Director Mike Nichols thanked exec producer Cary Brokaw, who bought the rights to Tony Kushner’s play more than a decade ago and shopped it to several movie studios before the project landed at HBO.

“This couldn’t have happened without HBO,” Nichols said. “And we’re very happy.”

Pay cabler ponied up $60 million and spent two years to complete production on the project, which mustered only a modest aud of 4 million for the first two-hour installment of the mini. Still, HBO pumped up repeat airings, concocting an elaborate viewing schedule hoping the project would take flight with viewers.

And though it took 14 years total for “Angels in America” to make its smallscreen debut and become Emmy’s most decorated miniseries — surpassing the 1977 epic multiparter “Roots” — the star-powered evening was well worth the wait.

Al Pacino was the first to come sign on for the role of ruthless attorney Roy Cohn and soon after, top-tier thesps came calling to participate in the provocative, sprawling story of the onset of AIDS in 80s-era New York.

Being part of an A-List ensemble has worked miracles for the entire cast: Meryl Streep, Al Pacino, Jeffrey Wright and Mary-Louise Parker won acting awards for the six-hour saga though all the leads were nominated.

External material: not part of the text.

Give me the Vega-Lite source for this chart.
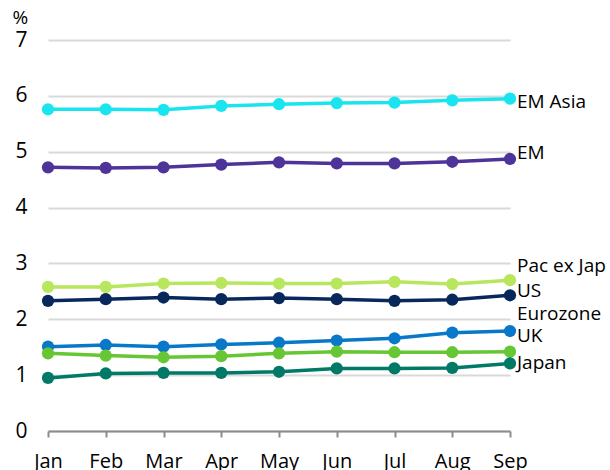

Parker, who played the pill-popping abandoned wife Harper, thanked Tony Kushner for winning her supporting actress Emmy for her.

“There are some roles that are so well-written, you win the award as soon as you get the part. So I want to thank Tony Kushner for winning this award for me,” she said in her acceptance speech.

Streep also thanked Kushner for being a writer, which she called the “bravest thing in the world.”

Several in the “Angels” company said they hoped the piece would draw additional attention to the ongoing AIDS crisis.

Backstage Wright, the only cast member from the original Tony-winning Broadway production to reprise his role, noted it was important “particularly now when there is so little dissent and positive dialogue in the country,” he said.

“The fight against AIDS isn’t over yet. Let’s see what we can do,” Nichols said.